- Aim: Will you quote precisely the lines that run from the top of the material below to the line containing "cx_35um = [1.79, 1.97, 2.11, 2.42, 2.42, 2.62]", both ends included?

>> START

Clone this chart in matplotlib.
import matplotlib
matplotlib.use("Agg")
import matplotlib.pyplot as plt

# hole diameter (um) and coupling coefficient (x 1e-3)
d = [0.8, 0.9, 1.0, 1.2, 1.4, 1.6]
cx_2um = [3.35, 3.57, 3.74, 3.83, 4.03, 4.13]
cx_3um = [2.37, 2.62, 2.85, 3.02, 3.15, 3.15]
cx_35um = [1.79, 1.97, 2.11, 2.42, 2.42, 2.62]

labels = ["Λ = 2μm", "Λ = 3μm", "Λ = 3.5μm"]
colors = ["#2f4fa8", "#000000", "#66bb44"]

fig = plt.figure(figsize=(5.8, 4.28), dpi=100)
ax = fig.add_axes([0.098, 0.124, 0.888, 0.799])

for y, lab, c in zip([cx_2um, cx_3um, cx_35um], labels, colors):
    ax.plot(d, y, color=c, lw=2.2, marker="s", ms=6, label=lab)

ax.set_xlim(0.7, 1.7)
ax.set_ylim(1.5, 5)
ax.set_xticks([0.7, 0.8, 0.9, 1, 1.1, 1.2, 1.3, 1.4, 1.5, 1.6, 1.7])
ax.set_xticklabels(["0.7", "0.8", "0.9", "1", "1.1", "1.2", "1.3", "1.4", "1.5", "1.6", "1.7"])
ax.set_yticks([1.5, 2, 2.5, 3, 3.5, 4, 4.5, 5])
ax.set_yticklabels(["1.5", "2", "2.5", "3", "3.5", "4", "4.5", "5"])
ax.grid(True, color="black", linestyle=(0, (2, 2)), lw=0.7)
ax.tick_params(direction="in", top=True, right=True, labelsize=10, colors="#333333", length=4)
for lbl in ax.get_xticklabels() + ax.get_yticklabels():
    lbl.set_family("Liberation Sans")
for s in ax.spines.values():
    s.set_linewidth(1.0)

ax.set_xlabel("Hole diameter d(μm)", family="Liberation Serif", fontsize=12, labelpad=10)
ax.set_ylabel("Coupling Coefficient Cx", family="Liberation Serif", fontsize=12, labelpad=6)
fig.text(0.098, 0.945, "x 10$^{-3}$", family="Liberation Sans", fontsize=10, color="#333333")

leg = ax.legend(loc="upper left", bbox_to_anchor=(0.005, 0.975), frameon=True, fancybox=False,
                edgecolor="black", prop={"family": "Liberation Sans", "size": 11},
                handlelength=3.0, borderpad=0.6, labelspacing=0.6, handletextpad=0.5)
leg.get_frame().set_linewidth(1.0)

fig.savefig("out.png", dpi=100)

>> END

- Completed task:
Clone this chart in matplotlib.
import matplotlib
matplotlib.use("Agg")
import matplotlib.pyplot as plt

# hole diameter (um) and coupling coefficient (x 1e-3)
d = [0.8, 0.9, 1.0, 1.2, 1.4, 1.6]
cx_2um = [3.35, 3.57, 3.74, 3.83, 4.03, 4.13]
cx_3um = [2.37, 2.62, 2.85, 3.02, 3.15, 3.15]
cx_35um = [1.79, 1.97, 2.11, 2.42, 2.42, 2.62]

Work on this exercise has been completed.